Monte Carlo Methods
Monte Carlo methods make use of random numbers to solve the following problems:
- Generating samples \(\left\{x^{( r)}\right\}^{R}_{r=1}\) from a given probability distribution \(P(x)\).
- Estimate expectation of functions under this distribution:
\begin{equation} \Phi = \langle \phi(x) \rangle = \int d^N P(x) \phi(x) \end{equation}
This probability distribution is called the target density. The target density is often the posterior of a model’s parameters, given observed data.

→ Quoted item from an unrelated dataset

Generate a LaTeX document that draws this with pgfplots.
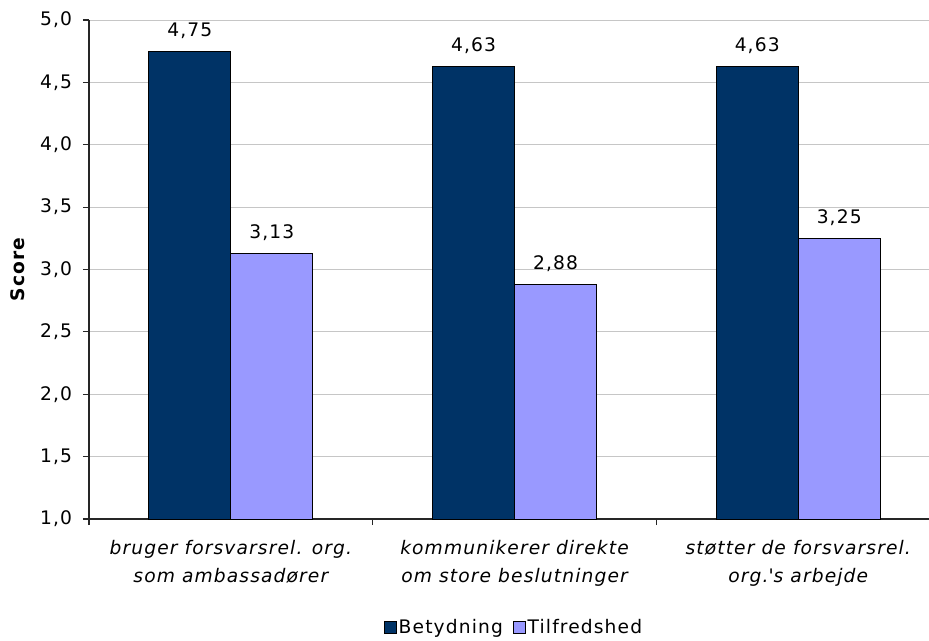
\documentclass[border=0pt]{standalone}
\usepackage{pgfplots}
\pgfplotsset{compat=1.18}
\usepackage{fontspec}
\setmainfont{DejaVu Sans}[LetterSpace=6]
\definecolor{darkbar}{HTML}{003366}
\definecolor{lightbar}{HTML}{9999FF}
\pgfkeys{/pgf/number format/assume math mode=true}
\begin{document}
\begin{tikzpicture}
\useasboundingbox (-66.75pt,-90.75pt) rectangle (630pt,389.25pt);
\begin{axis}[
  at={(0,0)}, anchor=south west,
  scale only axis, width=630pt, height=374.25pt,
  font=\fontsize{14}{21}\selectfont,
  ymin=1, ymax=5, xmin=-0.5, xmax=2.461,
  ybar=0pt, bar width=0.289,
  axis x line*=bottom, axis y line*=left,
  axis line style={black!85, line width=0.8pt},
  tick style={black!85, line width=0.8pt},
  tick align=outside, major tick length=4.5pt,
  ytick={1,1.5,2,2.5,3,3.5,4,4.5,5},
  ymajorgrids, grid style={gray!45, line width=0.6pt},
  yticklabel style={/pgf/number format/.cd, fixed, fixed zerofill, precision=1, use comma, /tikz/.cd, anchor=east, inner sep=0pt, xshift=-8pt},
  xtick={-0.5,0.5,1.5}, xticklabels={},
  extra x ticks={0,1,2},
  extra x tick labels={{bruger forsvarsrel. org.\\som ambassadører},{kommunikerer direkte\\om store beslutninger},{støtter de forsvarsrel.\\org.\textquotesingle s arbejde}},
  extra x tick style={major tick length=0pt, tick label style={align=center, font=\fontsize{14}{21}\selectfont\itshape, anchor=north, inner sep=0pt, yshift=-16pt}},
  ylabel={Score},
  ylabel style={at={(axis description cs:-0.085,0.5)}, anchor=center, font=\fontsize{14}{17}\selectfont\bfseries},
  nodes near coords,
  nodes near coords style={/pgf/number format/.cd, fixed, fixed zerofill, precision=2, use comma, /tikz/.cd, anchor=base, inner sep=0pt, yshift=11pt, black},
  legend style={at={(0.506,-0.218)}, anchor=center, draw=none, legend columns=2, font=\fontsize{14}{17}\selectfont,
    /tikz/every even column/.append style={column sep=6pt}, nodes={inner sep=1.5pt}},
  legend image code/.code={\draw[#1, draw=black, line width=0.6pt] (0pt,-4.5pt) rectangle (9pt,4.5pt);},
]
\addplot[fill=darkbar, draw=black, line width=0.75pt] coordinates {(0,4.75) (1,4.63) (2,4.63)};
\addplot[fill=lightbar, draw=black, line width=0.75pt] coordinates {(0,3.13) (1,2.88) (2,3.25)};
\legend{Betydning, Tilfredshed}
\end{axis}
\end{tikzpicture}
\end{document}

If we solve the first problem of sampling, then these samples can be used to solve the second problem via the Monte Carlo estimator:
\begin{equation} \hat{\phi} = \frac{1}{R}\sum_{r} \phi(\mathbf{x}^{( r)}) \end{equation}
If the samples are generated from \(P(x)\), then the expectation of \(\hat{\phi}\) is the same as the expectation of \(\phi\). The variance of \(\hat{\phi}\) decreases as \(\sigma^2/R\), where \(\sigma^2\) is the variance of \(\phi\). This is so important that it is restated here:
The accuracy of the Monte Carlo estimate is dependent only on the variance of \(\phi\), and not on the dimensionality of the space sampled.
Why is sampling hard?
Suppose we can evaluate \(P(x)\) up to a multiplicative constant \(Z\): $P^*(x) = \(P(x) Z\). To generate samples from \(P(x)\), we need to know the normalizing constant \(Z\). Even if we knew \(Z\), there is no obvious way to sample without enumerating most or all of the possible states.